Re: Comments on RDFa Core 1.1 (CURIE only) from Pierre-Antoine Champin on 2012-01-18 (public-rdf-wg@w3.org from January 2012)

From: Pierre-Antoine Champin <pierre-antoine.champin@liris.cnrs.fr>
Date: Wed, 18 Jan 2012 12:03:24 +0100
To: Gavin Carothers <gavin@carothers.name>
CC: RDF-WG WG <public-rdf-wg@w3.org>
Message-ID: <4F16A6FC.3040001@liris.cnrs.fr>
Hi,

I personnaly agree with Gavin's suggestion and would vote for the WG to
endorse it.

However, I find one of Gavin's arguments a bit too strong. See comment
below.

On 01/17/2012 07:50 PM, Gavin Carothers wrote:
> I'm not sure if this should go to the RDFa WG as a personal comment,
> or as part of the RDF WG's feed back.
> 
> 
> Alignment with SPARQL and Turtle
> 
> Both Turtle and SPARQL provide a mechanism for writing shortened IRIs.
> The stated design goals of CURIEs are:
> 
>     CURIEs are designed from the ground up to be used in attribute
> values. QNames are designed for unambiguously naming elements and
> attributes.
>     CURIEs expand to IRIs, and any IRI can be represented by such an
> expansion. QNames are treated as value pairs, but even if those pairs
> are combined into a string, only a subset of IRIs can be represented.
>     CURIEs can be used in non-XML grammars, and can even be used in
> XML languages that do not support XML Namespaces. QNames are limited
> to XML Namespace-aware XML Applications.
> 
> These exact same goals are met in Turtle and SPARQL using the concept
> of Prefixed Names. Exactly how Prefixed Names and CURIEs are different
> to end users is not very clear. Both use simple concatenation, both
> work outside of XML, both are not value pairs. The given example
> isbn:0321154991 is a perfectly valid prefixed name in both Turtle and
> SPARQL. In fact all the example CURIEs in RDFa Core 1.1 and the RDFa
> Primer are valid Prefixed Names (Some would require language specific
> escaping in SPARQL or Turtle). However there are some differences.
> 
> 
> CURIE grammar
> 
> The grammar for CURIEs provided in RDFa Core 1.1
> 
> prefix      ::=   NCName
> 
> reference   ::=   irelative-ref (as defined in [RFC3987])
> 
> curie       ::=   [ [ prefix ] ':' ] reference
> 
> safe_curie  ::=   '[' [ [ prefix ] ':' ] reference ']'
> 
> The grammars for prefixed names are well tested and have many
> implementations. The CURIE grammar does not seem to have ANY
> implementations. In fact even implementing the seemingly simple
> grammar from RDFa Core 1.1 is very complicated. The grammar references
> two other grammars. First the XML Namespaces grammar for NCName, which
> allows a wider range of tokens then prefixed names do. Exactly what
> uses cases those additional tokens are needed for is not clear. Some
> examples:
> 
> _1: is a valid CURIE prefix but NOT a valid Prefixed Named prefix.
> ______: is a valid CURIE prefix but NOT a valid Prefixed Named prefix.
> 
> In fact, the only clearly allowed set of tokens allowed by CURIE and
> not Prefixed Names is prefixes containing _ as the first character.
> Given that _ in the first character is used in RDFa, Turtle, and
> SPARQL to reference blank nodes it seems unlikely that anyone uses _
> as the first character in their prefix names.
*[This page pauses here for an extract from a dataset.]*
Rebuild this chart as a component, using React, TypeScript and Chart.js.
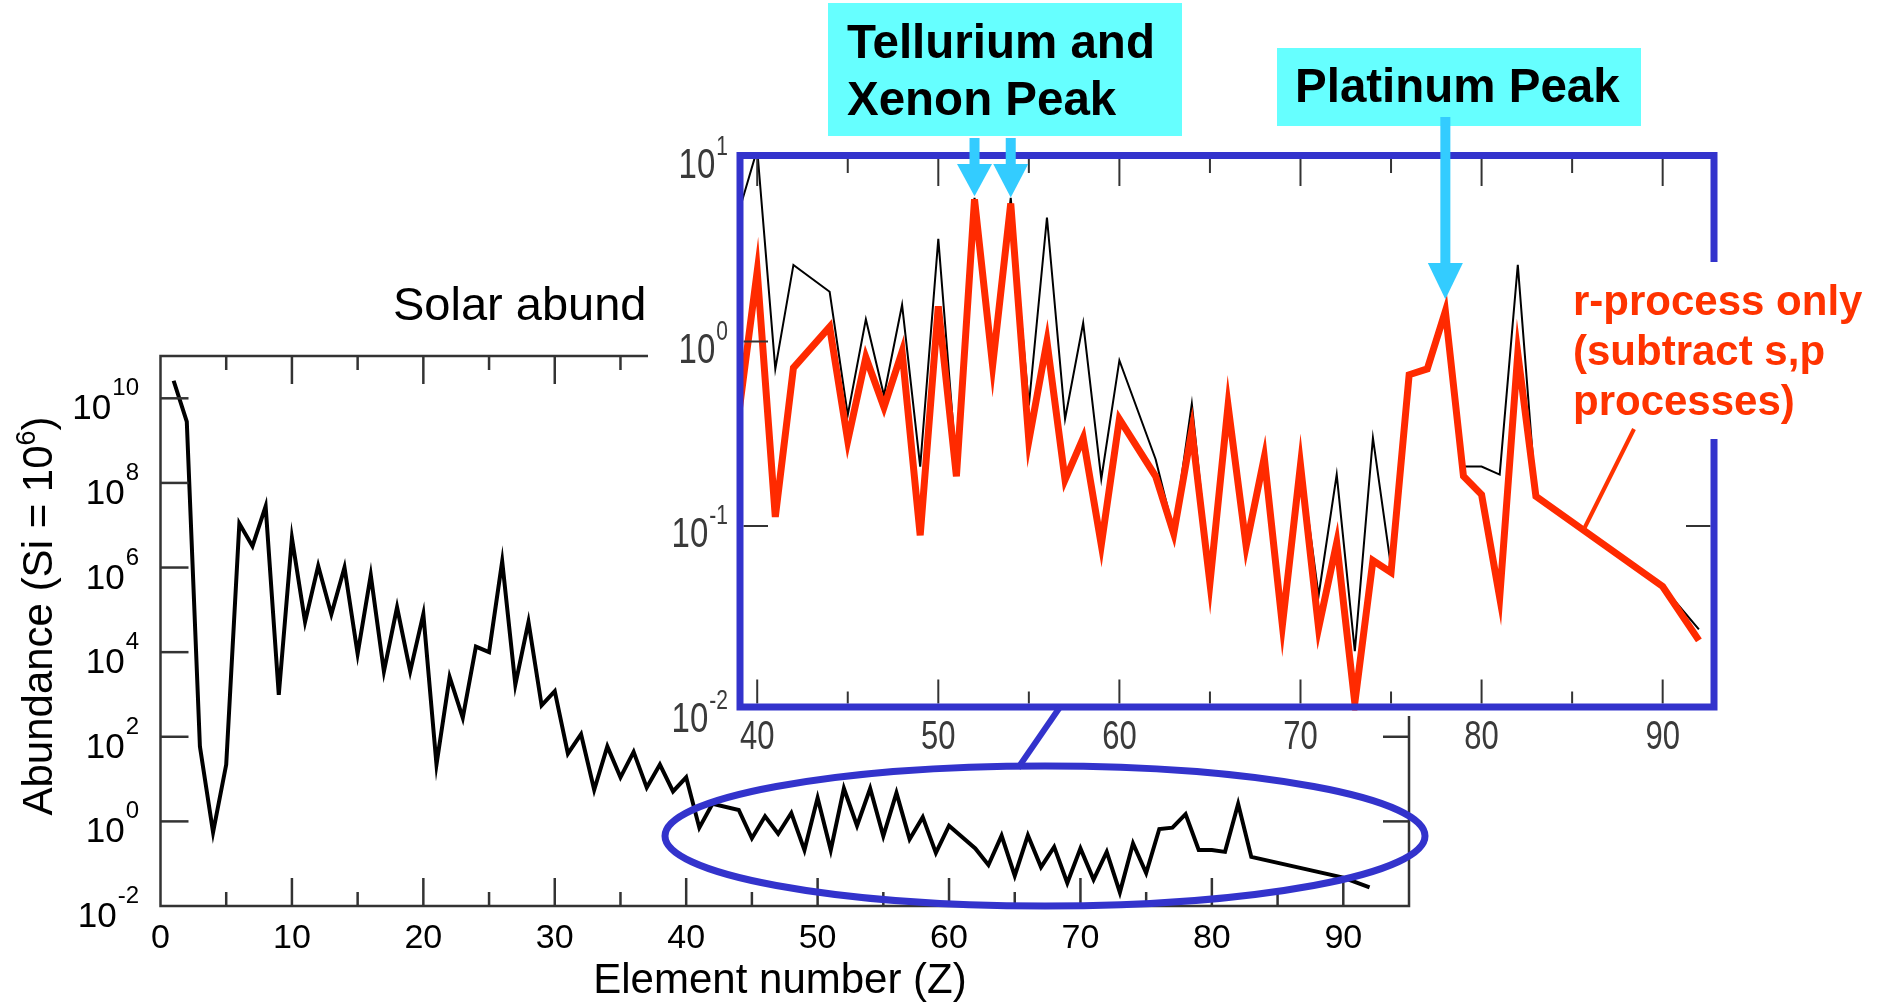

Well, for the record, rdflib (python RDF library) *does* use _1: , _2: ,
_3: ... prefixes (prefices?) for generated namespace in Turtle. Although
it is obviously a bug as it is illegal turtle and causes
interoperability problems with other parsers (like Jena), I can see why
the developpers came to this.

In fact, before Jena refused to parse my rdflib-generated turtle, I
never realized this was invalid turtle, and it never struck me as
incoherent (although I realize it makes the parser's life a little more
complicated).

So I would not qualify this as "unlikely"...

  pa


> 
> Moving on to the right hand side of the CURIE the grammar gets much
> more amusing. First off the referenced grammar is not in the same form
> as CURIE or XML which use W3C EBNF. The iri RFC use ABNF. This leads
> to complicated reading for humans, and no clear way to use any
> automated tool to build a CURIE a grammar. While the name
> "irelative-ref" sounds like a relative IRI reference, the rule in
> question is NOT limited to relative references. Host parts, IPv4 and
> IPv6 segments are allowed as part of irelative-refs. This is not
> exactly expected. Again what use case is served in allowing CURIEs
> like:
> 
> {'prefix' : 'http://purl.org/example/'}
> 
> prefix://user:password[2001:0db8:85a3:0000:0000:8a2e:0370:7334]:8080/
> 
> These are very easy to confuse with normal IRIs. In general it seems
> that the intent of CURIEs was to limit the right hand side to relative
> references but that is not accomplished by using the "irelative-ref"
> production from the IRI RFC.
> 
> Recommendation:
> 
> Align RDFa with SPARQL and Turtle prefix names. It should be possible
> to create a simpler grammar for "CURIEs"/Prefixed Names based on the
> SPARQL and Turtle productions bellow:
> 
> [s157]   PN_CHARS   ::=   PN_CHARS_U | '-' | [0-9] | #x00B7 |
> [#x0300-#x036F] | [#x203F-#x2040]
> [s158]   PN_PREFIX   ::=   PN_CHARS_BASE ((PN_CHARS|'.')* PN_CHARS)?
> [s159]   PN_LOCAL   ::=   (PN_CHARS_U | [0-9] | PLX ) ( ( PN_CHARS |
> '.' | PLX )* ( PN_CHARS | PLX ) ) ? >
> [s160]   PLX   ::=   PERCENT | PN_LOCAL_ESC
> [s161]   PERCENT   ::=   '%' HEX HEX
> [s162]   HEX   ::=   [0-9] | [A-F] | [a-f]
> [s163]   PN_LOCAL_ESC   ::=   '\' ( '_' | '~' | '.' | '-' | '!' | '$'
> | '&' | "'" | '(' | ')' | '*' | '+' | ',' | ';' | '=' | ':' | '/' |
> '?' | '#' | '@' | '%' )
> 
> Main differences are likely to be that most of the PN_LOCAL_ESC
> characters should be allowed in RDFa grammar directly, as the host
> languages (XML and HTML) provide for escaping mechanisms already.
> While this would be a backwards incompatible change the real effect on
> deployed data and software is likely to be low. I am unaware of any
> RDFa implementation that uses the CURIE grammar as specified, and have
> not ever encountered RDFa data in the wild that uses the odder values
> the current grammar productions allow.
> 
> --Gavin
>
Received on Wednesday, 18 January 2012 11:04:14 UTC